Resistance to Climate Change Is Killing the Government’s Ability to Use Science

Legislative opposition to climate change isn’t just keeping us from having a proper conversation about the problem. It’s destroying our ability to act.

One of the main reasons our government invests in scientific research is so that we can apply the findings to our nation’s problems. We do this, in part, thanks to the vision of Vannevar Bush, the top government science official, who coordinated the massive research effort during World War II. In 1945, Bush urged for a bigger and more sustained federal investment in science, writing that “since health, well-being, and security are proper concerns of Government, scientific progress is, and must be, of vital interest to Government.” He argued that we needed government research institutions to execute a national science policy aimed at understanding and solving crucial challenges that face our society.

In the spirit of Bush’s vision, Congress established the U.S. Global Change Research Program (USGCRP) in 1990 to “assist the Nation and the world to understand, assess, predict, and respond to human-induced and natural processes of global change.” Our government also funds and conducts climate change research through its major science agencies, including the National Science Foundation, the National Oceanic and Atmospheric Administration, and NASA. This federal investment in climate change research is working as intended: We now know more than ever about the causes and consequences of climate change, and the possible ways to avoid or adapt to it. But the work of our science agencies has provoked a furious backlash, one that goes beyond mere debate over the risks we face and the solutions we should pursue. This backlash of climate change denial is killing our ability to act, by attacking the very research institutions that we established to help us solve our problems.

Rather than use these assessments to develop evidence-guided policies to address the urgent challenges identified, our elected officials are attempting to kill the messenger by attacking the resources and the credibility of those institutions.

Our institutions that conduct climate change research are doing their job, and the warning lights are flashing. Earlier this month, the USGCRP issued its Congressionally mandated National Climate Assessment. The message was clear: “The observed warming and other climatic changes are triggering wide-ranging impacts in every region of our country and throughout our economy.” We’re engaging in some efforts to mitigate these impacts, but “current implementation efforts are insufficient to avoid increasingly negative social, environmental, and economic consequences.”

The National Assessment follows on the heels of the most recent report by the Intergovernmental Panel on Climate Change, another institution supported in part by U.S. funds, and whose purpose is to provide nations with the latest technical information on the risks and impacts of climate change. The IPCC reported that “warming of the climate system is unequivocal” and that “changes in climate have caused impacts on natural and human systems on all continents and across the oceans.” There are steps we can take to mitigate these impacts, but if we don’t act now, we will dramatically increase the cost and difficulty of dealing with climate change in the future.

As we learned this week, some consequences are already irreversible. Two U.S. research teams, funded by NASA and the NSF to evaluate the impact of climate change on Antarctica’s glaciers, reportedthat the West Antarctic Ice Sheet is now headed for inevitable collapse. Over the coming centuries, the melting ice will be enough to cause a catastrophic sea level rise.

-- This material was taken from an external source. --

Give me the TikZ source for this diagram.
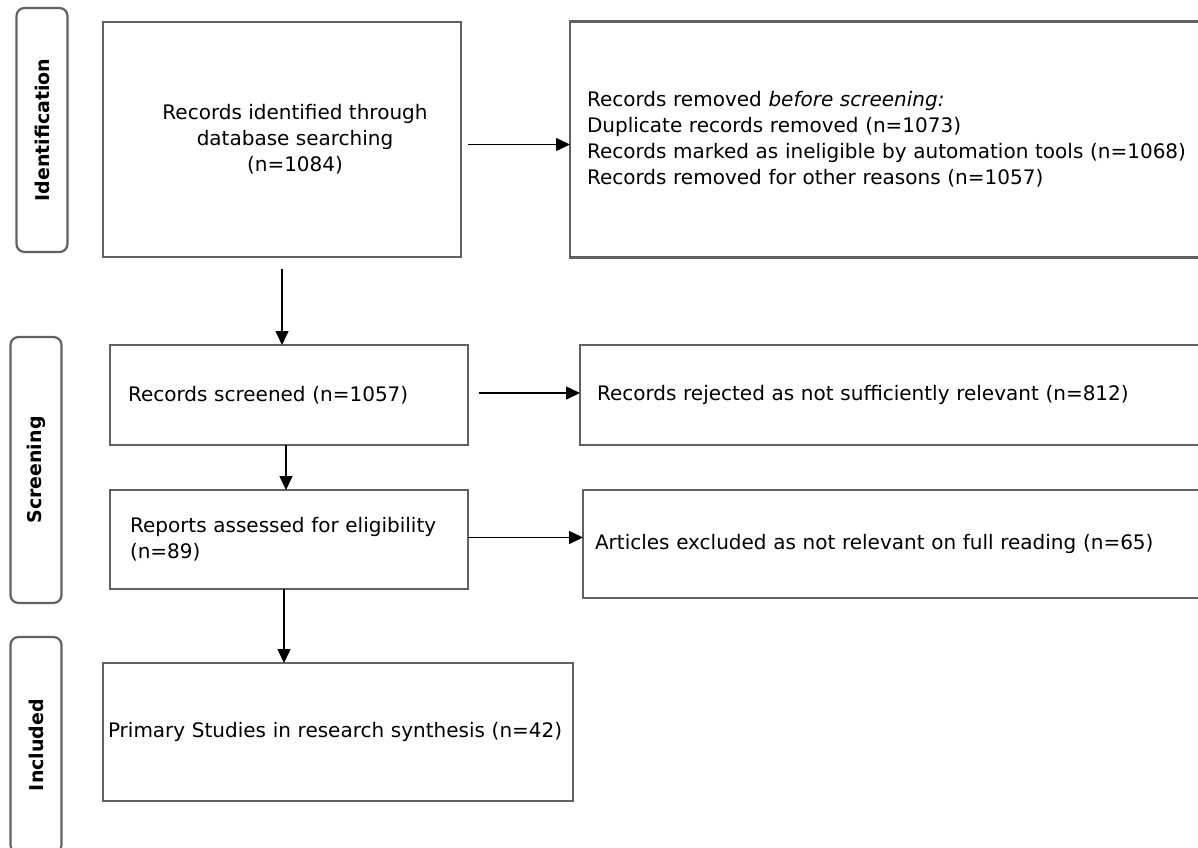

We’ve invested heavily in research institutions in order to understand the risks of climate change; those institutions are now telling us the situation is dire. But rather than use these assessments to develop evidence-guided policies to address the urgent challenges identified, our elected officials are attempting to kill the messenger by attacking the resources and the credibility of those institutions.

Two weeks ago the U.S. House Appropriations Committee voted to pass an appropriations bill that singles out climate change research for cuts. In this bill, the NSF would get a total budget increase of 3.2 percent, well above the expected rate of inflation, but the NSF Geosciences Directorate, which funded one of the West Antarctic Ice Sheet studies, is deliberately excluded from this increase. NASA would be slated for a modest boost, but that would largely be targeted to planetary science programs focused on the Solar System, with offsetting cuts to earth science. The National Oceanic and Atmospheric Association budget would decline relative to inflation, and climate change research at the agency would get reduced by $36 million. The cuts to climate change research in this bill are in line with the spending priorities laid out last month by Paul Ryan and the House Budget Committee, and with earlierefforts to chip away at funding for climate change research.

Along with attacks on the funding of our major sources of information about climate, legislators are also working to discredit those sources. They openly mock climate change in Congressional hearings. Senator Marco Rubio, considering a run for the presidency, accused climate scientists of cherry-picking their data, while in 2009, Paul Ryan said that climate scientists were intentionally misleading the public. The problem isn’t limited to national legislators; state legislatures in Oklahoma and Wyoming are torpedoing new, state-of-the-art science education standards over their climate change content. And in 2012, the North Carolina legislature famously banned climate-change-based predictions of sea level rise in plans for coastal development projects.

This is keeping us away from any serious debate about how we should respond to the results of the climate change research that our government commissioned. We pursued Vannevar Bush’s vision and built world-class institutions to provide us with science to guide our problem solving. That investment is wasted if we dismiss the results, and we’ll face the future without the technical support we need.